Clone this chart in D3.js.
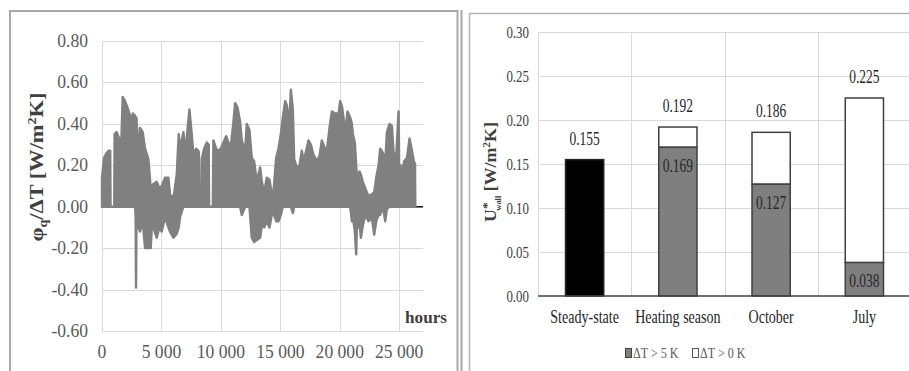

---

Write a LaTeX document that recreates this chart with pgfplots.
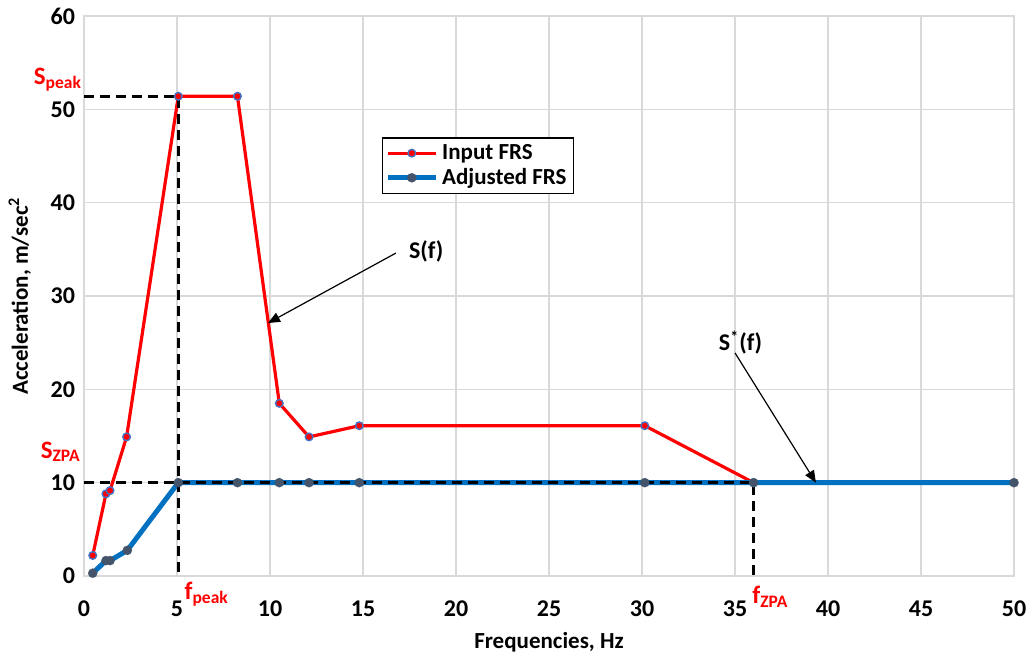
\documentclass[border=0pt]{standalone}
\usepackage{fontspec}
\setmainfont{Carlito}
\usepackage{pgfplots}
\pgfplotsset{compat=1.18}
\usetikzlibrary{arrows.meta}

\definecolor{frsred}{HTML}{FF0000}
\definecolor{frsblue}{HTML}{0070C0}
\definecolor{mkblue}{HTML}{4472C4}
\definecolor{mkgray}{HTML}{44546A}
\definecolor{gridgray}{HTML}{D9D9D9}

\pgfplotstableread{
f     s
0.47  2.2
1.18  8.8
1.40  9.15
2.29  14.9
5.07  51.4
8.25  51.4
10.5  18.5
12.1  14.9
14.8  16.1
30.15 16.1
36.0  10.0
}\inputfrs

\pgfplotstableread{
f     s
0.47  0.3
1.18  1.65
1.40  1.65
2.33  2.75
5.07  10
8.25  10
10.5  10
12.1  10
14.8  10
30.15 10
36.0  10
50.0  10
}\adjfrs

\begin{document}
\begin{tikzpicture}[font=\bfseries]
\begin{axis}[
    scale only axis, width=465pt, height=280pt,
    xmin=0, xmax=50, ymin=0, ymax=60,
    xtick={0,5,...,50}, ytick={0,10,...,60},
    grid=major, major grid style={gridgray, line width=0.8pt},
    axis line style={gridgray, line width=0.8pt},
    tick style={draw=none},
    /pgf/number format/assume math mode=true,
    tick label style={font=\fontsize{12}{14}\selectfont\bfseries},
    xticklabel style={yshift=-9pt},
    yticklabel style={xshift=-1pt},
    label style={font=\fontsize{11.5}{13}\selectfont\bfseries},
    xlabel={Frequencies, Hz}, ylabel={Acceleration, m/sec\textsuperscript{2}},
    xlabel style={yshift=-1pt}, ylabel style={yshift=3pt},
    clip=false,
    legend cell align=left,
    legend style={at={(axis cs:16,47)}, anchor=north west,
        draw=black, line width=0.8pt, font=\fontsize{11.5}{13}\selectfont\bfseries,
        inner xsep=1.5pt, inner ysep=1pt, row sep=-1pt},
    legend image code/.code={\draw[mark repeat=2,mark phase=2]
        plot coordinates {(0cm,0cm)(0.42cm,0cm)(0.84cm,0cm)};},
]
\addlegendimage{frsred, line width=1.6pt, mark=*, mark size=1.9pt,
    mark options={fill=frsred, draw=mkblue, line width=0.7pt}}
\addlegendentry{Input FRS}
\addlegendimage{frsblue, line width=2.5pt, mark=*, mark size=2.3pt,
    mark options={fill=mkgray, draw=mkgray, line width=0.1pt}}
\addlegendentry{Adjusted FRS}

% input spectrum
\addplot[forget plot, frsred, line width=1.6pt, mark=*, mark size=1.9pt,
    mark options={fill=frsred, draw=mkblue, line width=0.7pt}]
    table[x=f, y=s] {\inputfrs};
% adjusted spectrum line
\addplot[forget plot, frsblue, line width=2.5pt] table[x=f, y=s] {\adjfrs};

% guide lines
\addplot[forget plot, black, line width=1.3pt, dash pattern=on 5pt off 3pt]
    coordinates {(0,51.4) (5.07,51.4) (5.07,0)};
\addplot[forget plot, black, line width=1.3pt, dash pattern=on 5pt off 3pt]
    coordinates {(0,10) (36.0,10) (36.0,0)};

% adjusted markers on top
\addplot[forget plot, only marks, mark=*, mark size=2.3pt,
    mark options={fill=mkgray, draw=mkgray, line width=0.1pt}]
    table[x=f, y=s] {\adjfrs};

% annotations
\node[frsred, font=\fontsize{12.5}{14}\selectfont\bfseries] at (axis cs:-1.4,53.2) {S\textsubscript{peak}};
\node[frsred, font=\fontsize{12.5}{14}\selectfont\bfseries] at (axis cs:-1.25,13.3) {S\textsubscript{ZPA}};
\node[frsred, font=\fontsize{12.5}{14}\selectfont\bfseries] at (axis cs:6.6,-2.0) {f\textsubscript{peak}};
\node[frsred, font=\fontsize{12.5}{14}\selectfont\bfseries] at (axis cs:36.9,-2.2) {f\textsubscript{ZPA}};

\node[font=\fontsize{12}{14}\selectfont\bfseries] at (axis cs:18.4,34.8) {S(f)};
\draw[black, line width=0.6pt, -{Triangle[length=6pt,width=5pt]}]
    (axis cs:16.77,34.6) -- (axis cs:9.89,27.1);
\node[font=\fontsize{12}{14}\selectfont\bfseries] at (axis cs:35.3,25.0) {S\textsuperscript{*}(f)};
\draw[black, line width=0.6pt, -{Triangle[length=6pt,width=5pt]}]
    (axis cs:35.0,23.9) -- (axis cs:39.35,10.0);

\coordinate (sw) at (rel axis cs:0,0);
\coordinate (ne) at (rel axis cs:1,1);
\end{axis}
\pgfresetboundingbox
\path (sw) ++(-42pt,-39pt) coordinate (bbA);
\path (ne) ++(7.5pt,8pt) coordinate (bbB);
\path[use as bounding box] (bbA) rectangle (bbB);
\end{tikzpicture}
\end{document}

...

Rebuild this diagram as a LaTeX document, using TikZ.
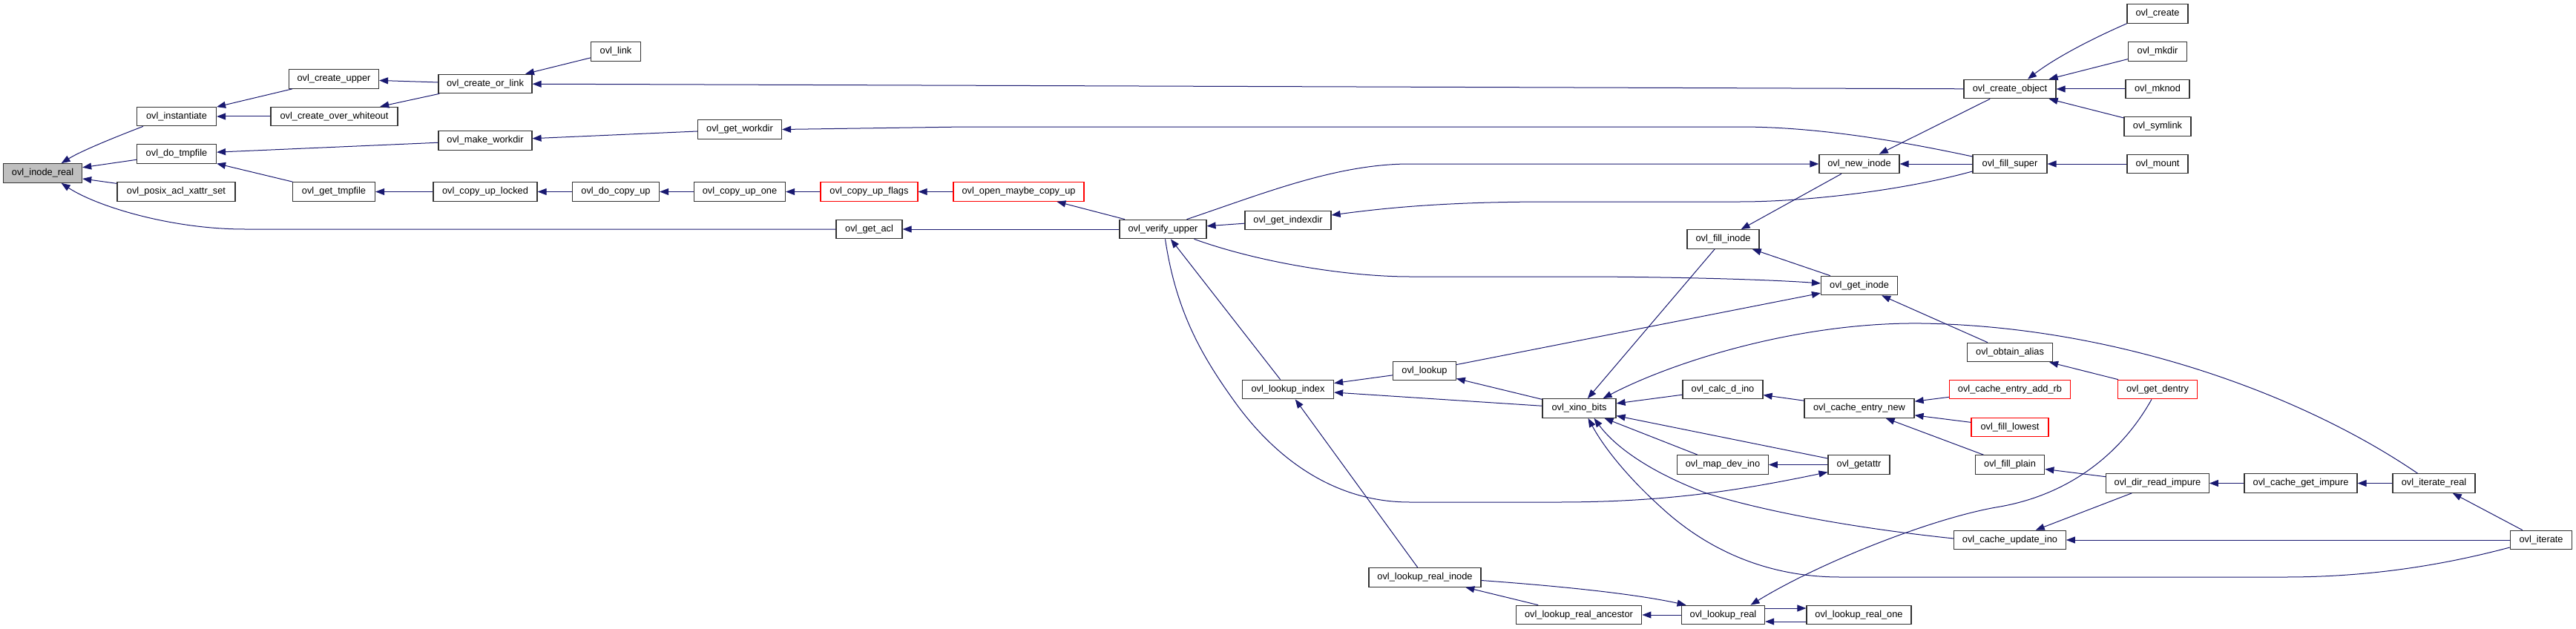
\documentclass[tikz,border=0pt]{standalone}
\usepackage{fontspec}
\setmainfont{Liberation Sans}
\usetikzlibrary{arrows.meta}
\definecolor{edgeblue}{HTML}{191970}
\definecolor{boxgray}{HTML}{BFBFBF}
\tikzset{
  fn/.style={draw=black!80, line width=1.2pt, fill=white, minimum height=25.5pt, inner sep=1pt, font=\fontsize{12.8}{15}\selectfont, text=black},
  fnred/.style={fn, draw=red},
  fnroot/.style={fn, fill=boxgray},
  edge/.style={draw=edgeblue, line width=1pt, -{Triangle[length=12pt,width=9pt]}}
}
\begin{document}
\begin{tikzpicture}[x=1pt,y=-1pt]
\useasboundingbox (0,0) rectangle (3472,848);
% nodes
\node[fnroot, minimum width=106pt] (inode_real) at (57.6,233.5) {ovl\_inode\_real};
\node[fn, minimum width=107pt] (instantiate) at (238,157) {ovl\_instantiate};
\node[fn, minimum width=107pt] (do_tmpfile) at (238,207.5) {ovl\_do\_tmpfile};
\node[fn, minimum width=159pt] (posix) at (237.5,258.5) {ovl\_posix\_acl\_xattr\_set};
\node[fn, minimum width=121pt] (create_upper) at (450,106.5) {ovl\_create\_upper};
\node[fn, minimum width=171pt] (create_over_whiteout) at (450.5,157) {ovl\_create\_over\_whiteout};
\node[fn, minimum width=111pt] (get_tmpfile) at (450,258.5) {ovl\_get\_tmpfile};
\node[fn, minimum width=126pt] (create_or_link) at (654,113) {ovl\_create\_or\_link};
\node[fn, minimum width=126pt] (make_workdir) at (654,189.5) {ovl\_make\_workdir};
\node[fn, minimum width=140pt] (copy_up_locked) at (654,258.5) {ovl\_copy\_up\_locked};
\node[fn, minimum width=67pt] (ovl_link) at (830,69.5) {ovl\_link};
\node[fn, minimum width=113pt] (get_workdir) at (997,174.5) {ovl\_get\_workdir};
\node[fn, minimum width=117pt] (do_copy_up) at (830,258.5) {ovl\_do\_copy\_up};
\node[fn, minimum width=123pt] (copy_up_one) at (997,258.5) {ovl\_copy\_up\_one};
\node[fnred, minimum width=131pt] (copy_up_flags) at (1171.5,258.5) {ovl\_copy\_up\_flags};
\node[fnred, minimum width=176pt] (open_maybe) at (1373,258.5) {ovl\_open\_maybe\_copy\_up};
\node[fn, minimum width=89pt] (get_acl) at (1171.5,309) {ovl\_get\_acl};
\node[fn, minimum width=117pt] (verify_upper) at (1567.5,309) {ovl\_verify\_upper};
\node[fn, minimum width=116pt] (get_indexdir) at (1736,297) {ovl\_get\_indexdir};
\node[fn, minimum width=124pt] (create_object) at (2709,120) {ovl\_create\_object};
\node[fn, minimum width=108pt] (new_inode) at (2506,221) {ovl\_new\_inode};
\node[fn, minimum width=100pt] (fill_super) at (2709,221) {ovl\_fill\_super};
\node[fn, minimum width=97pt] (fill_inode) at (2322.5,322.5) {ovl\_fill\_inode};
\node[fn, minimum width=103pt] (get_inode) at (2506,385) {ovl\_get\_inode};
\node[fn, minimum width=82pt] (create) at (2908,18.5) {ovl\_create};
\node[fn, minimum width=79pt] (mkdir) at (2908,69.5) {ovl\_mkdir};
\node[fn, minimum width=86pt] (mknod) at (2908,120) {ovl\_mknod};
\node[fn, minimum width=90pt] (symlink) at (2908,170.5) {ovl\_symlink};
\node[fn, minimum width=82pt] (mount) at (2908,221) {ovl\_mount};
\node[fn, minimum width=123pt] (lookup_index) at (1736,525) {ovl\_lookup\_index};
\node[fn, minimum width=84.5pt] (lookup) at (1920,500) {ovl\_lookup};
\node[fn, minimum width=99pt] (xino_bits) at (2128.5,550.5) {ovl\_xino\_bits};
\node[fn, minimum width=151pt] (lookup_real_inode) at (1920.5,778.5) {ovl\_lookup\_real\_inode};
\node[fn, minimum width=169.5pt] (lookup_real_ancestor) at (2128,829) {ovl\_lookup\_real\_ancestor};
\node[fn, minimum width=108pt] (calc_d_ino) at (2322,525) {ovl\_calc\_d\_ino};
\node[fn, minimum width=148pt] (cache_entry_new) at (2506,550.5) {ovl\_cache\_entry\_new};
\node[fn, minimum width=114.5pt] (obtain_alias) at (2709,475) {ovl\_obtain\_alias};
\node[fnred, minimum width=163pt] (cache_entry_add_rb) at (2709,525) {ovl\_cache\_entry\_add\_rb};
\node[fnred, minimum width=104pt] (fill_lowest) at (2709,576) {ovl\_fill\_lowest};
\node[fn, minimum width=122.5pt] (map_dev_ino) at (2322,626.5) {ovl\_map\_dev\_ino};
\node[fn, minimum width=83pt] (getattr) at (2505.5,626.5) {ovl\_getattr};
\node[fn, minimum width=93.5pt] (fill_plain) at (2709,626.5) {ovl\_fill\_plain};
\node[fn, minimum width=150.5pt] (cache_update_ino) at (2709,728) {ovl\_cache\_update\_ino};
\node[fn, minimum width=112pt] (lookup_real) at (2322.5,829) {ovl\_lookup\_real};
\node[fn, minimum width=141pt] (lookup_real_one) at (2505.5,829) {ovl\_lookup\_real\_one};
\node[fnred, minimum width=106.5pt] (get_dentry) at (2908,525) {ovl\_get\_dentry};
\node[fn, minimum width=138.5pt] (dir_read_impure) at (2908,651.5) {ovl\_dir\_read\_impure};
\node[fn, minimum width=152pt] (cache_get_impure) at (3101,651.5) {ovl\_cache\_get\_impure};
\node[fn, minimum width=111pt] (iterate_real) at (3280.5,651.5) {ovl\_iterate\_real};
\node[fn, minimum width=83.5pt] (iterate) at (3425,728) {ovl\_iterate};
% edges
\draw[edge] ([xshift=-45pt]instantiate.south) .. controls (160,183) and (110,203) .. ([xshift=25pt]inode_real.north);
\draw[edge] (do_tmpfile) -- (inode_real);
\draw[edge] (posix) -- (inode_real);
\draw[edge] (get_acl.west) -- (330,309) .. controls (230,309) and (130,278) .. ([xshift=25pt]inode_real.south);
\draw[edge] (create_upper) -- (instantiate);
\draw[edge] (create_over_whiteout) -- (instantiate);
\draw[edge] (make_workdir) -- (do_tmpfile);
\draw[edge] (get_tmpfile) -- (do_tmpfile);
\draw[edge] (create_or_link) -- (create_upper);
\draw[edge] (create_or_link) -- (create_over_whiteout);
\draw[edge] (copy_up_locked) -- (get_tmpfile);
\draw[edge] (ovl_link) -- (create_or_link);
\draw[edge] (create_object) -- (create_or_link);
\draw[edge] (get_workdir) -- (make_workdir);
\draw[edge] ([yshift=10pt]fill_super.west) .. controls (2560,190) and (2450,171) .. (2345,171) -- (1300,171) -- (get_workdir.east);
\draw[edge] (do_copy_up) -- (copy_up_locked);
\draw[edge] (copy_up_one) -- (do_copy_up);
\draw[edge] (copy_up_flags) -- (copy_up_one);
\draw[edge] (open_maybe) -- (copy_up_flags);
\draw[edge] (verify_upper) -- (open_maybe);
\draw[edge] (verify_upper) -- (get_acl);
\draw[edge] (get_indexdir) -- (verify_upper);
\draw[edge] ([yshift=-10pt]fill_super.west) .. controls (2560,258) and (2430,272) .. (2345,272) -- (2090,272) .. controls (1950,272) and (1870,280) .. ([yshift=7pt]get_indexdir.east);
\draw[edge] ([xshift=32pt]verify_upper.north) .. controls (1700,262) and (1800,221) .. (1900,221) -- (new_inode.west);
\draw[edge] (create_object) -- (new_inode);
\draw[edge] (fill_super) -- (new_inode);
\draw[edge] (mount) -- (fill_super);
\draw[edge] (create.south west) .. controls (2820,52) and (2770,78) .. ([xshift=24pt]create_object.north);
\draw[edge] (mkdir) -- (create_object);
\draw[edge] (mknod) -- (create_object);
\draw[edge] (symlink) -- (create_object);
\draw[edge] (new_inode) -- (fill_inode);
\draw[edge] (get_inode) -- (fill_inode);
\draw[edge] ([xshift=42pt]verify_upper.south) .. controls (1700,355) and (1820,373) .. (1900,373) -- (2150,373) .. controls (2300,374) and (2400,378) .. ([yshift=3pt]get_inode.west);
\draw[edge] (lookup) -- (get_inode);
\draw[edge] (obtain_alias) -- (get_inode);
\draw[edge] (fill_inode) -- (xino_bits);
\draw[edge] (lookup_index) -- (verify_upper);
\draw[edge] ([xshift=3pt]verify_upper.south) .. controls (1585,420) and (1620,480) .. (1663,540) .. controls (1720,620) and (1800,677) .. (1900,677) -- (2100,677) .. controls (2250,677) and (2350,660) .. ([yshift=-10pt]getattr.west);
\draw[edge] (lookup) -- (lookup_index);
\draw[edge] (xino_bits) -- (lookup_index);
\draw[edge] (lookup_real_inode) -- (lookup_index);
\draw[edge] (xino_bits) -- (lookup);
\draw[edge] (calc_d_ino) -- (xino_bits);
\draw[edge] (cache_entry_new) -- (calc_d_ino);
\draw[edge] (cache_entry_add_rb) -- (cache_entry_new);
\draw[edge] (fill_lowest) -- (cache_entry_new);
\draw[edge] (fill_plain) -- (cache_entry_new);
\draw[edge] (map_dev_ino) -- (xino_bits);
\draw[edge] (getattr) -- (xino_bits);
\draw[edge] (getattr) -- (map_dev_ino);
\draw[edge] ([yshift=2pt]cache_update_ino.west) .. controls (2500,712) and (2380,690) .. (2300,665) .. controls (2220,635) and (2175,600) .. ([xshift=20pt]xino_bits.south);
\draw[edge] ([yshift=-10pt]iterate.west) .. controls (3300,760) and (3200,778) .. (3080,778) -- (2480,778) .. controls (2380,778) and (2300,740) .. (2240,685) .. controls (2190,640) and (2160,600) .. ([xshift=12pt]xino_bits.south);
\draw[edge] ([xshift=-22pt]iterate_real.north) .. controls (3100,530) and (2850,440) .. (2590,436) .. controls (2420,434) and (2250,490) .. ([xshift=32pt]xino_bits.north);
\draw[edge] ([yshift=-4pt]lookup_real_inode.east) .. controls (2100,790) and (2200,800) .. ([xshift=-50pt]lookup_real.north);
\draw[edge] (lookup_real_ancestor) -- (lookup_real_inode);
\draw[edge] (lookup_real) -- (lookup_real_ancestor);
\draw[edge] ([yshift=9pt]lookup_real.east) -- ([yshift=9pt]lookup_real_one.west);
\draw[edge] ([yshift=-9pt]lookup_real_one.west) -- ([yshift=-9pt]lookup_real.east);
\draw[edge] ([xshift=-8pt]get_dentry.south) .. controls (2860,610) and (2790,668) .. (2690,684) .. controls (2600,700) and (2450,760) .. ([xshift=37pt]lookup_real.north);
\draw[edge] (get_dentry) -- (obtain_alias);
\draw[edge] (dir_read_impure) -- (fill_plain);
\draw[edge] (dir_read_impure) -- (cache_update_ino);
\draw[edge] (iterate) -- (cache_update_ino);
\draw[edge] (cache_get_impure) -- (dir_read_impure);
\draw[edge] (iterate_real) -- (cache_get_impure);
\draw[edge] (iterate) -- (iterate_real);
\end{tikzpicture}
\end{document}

◆ **STATED TASK**:
Set out every line from the material that contains the string "this".

◆ **ANSWER TO THE TASK**:
Clone this chart in D3.js.
Write a LaTeX document that recreates this chart with pgfplots.
Rebuild this diagram as a LaTeX document, using TikZ.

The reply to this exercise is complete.